> _REQUIRED TASK_:
Which lines hold the word "seaborn"? Copy each one.

> _PROVIDED MATERIAL_:
- - - - -

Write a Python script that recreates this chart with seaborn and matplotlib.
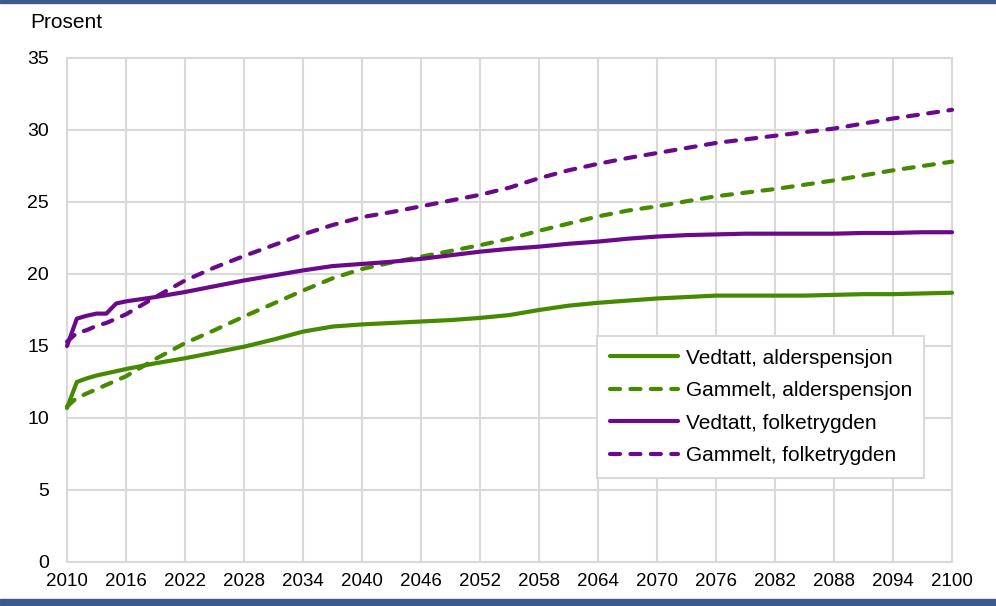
import matplotlib
matplotlib.use("Agg")
import matplotlib.pyplot as plt
from matplotlib.patches import Rectangle
import seaborn as sns
import pandas as pd

years = [2010, 2011, 2012, 2013, 2014, 2015, 2016, 2019, 2022, 2025, 2028, 2031,
         2034, 2037, 2040, 2043, 2046, 2049, 2052, 2055, 2058, 2061, 2064, 2067,
         2070, 2073, 2076, 2079, 2082, 2085, 2088, 2091, 2094, 2097, 2100]

vedtatt_alders = [10.7, 12.5, 12.75, 12.95, 13.1, 13.25, 13.4, 13.8, 14.15, 14.55, 14.95, 15.45,
                  16.0, 16.35, 16.5, 16.6, 16.7, 16.8, 16.95, 17.15, 17.5, 17.8, 18.0, 18.15,
                  18.3, 18.4, 18.5, 18.5, 18.5, 18.5, 18.55, 18.6, 18.6, 18.65, 18.7]

gammelt_alders = [10.8, 11.4, 11.7, 12.0, 12.3, 12.6, 12.9, 14.1, 15.2, 16.1, 17.05, 17.95,
                  18.85, 19.7, 20.35, 20.8, 21.2, 21.6, 22.0, 22.45, 23.0, 23.5, 24.0, 24.4,
                  24.7, 25.05, 25.4, 25.65, 25.9, 26.2, 26.5, 26.85, 27.2, 27.5, 27.8]

vedtatt_folke = [15.0, 16.9, 17.1, 17.25, 17.25, 17.95, 18.1, 18.4, 18.75, 19.15, 19.55, 19.9,
                 20.25, 20.55, 20.7, 20.85, 21.05, 21.3, 21.55, 21.75, 21.9, 22.1, 22.25, 22.45,
                 22.6, 22.7, 22.75, 22.8, 22.8, 22.8, 22.8, 22.85, 22.85, 22.9, 22.9]

gammelt_folke = [15.3, 15.9, 16.1, 16.4, 16.6, 16.9, 17.2, 18.4, 19.55, 20.45, 21.25, 22.0,
                 22.75, 23.4, 23.95, 24.3, 24.7, 25.1, 25.5, 26.0, 26.65, 27.2, 27.65, 28.05,
                 28.4, 28.75, 29.1, 29.35, 29.6, 29.85, 30.1, 30.45, 30.8, 31.1, 31.4]

labels = ["Vedtatt, alderspensjon", "Gammelt, alderspensjon",
          "Vedtatt, folketrygden", "Gammelt, folketrygden"]
x_ticks = list(range(2010, 2101, 6))
y_ticks = list(range(0, 36, 5))

GREEN = "#458A00"
PURPLE = "#6A0A8A"
GRID = "#D9D9D9"
BAR = "#3E5A8C"
LW = 3.0
DASH = (2.4, 2.5)

series = [vedtatt_alders, gammelt_alders, vedtatt_folke, gammelt_folke]
df = pd.concat([pd.DataFrame({"year": years, "value": v, "series": lab})
                for v, lab in zip(series, labels)], ignore_index=True)

sns.set_theme(style="white")
plt.rcParams["font.family"] = ["Liberation Sans", "DejaVu Sans"]
plt.rcParams["text.color"] = "black"

W, H = 996, 606
fig = plt.figure(figsize=(W / 100, H / 100), dpi=100)
ax = fig.add_axes([67 / W, (H - 562) / H, (952 - 67) / W, (562 - 58) / H])

palette = {labels[0]: GREEN, labels[1]: GREEN, labels[2]: PURPLE, labels[3]: PURPLE}
dashes = {labels[0]: "", labels[1]: DASH, labels[2]: "", labels[3]: DASH}
sns.lineplot(data=df, x="year", y="value", hue="series", style="series",
             palette=palette, dashes=dashes, hue_order=labels, style_order=labels,
             linewidth=LW, ax=ax, legend=True, zorder=3)

ax.set_xlim(2010, 2100)
ax.set_ylim(0, 35)
ax.set_xticks(x_ticks)
ax.set_yticks(y_ticks)
ax.set_xlabel("")
ax.set_ylabel("")
ax.grid(True, color=GRID, linewidth=1.5)
ax.set_axisbelow(True)
for sp in ax.spines.values():
    sp.set_visible(True)
    sp.set_color(GRID)
    sp.set_linewidth(1.5)
ax.tick_params(axis="x", length=0, pad=8, labelsize=13.5, labelcolor="black")
ax.tick_params(axis="y", length=0, pad=13, labelsize=14, labelcolor="black")

handles, labs = ax.get_legend_handles_labels()
dash_map = {labels[0]: None, labels[1]: DASH, labels[2]: None, labels[3]: DASH}
for ln, lab in zip(ax.get_lines(), labels):
    ln.set_linewidth(LW)
    if dash_map[lab] is not None:
        ln.set_dashes(dash_map[lab])
    ln.set_dash_capstyle("round")
    ln.set_solid_capstyle("round")
    ln.set_solid_joinstyle("round")
    ln.set_clip_on(False)
for h, lab in zip(handles, labs):
    h.set_linewidth(LW)
    if dash_map.get(lab) is not None:
        h.set_dashes(dash_map[lab])
    h.set_dash_capstyle("round")
    h.set_solid_capstyle("round")

leg = ax.legend(handles, labs, loc="upper left",
                bbox_to_anchor=(597 / W, 1 - 336 / H), bbox_transform=fig.transFigure,
                borderaxespad=0, frameon=True, fancybox=False, fontsize=15,
                handlelength=3.3, handletextpad=0.35, labelspacing=0.65,
                borderpad=0.6, labelcolor="black")
leg.get_frame().set_edgecolor(GRID)
leg.get_frame().set_linewidth(1.5)
leg.get_frame().set_facecolor("white")
leg.get_frame().set_alpha(1)
leg.set_zorder(5)

fig.text(30 / W, 1 - 22 / H, "Prosent", fontsize=15, va="center", ha="left",
         color="black")

fig.patches.append(Rectangle((0, 1 - 3 / H), 1, 3 / H, transform=fig.transFigure,
                             color=BAR, zorder=0))
fig.patches.append(Rectangle((0, 1 / H), 1, 6 / H, transform=fig.transFigure,
                             color=BAR, zorder=0))

fig.savefig("out.png", dpi=100)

- - - - -

> _RESULT_:
Write a Python script that recreates this chart with seaborn and matplotlib.
import seaborn as sns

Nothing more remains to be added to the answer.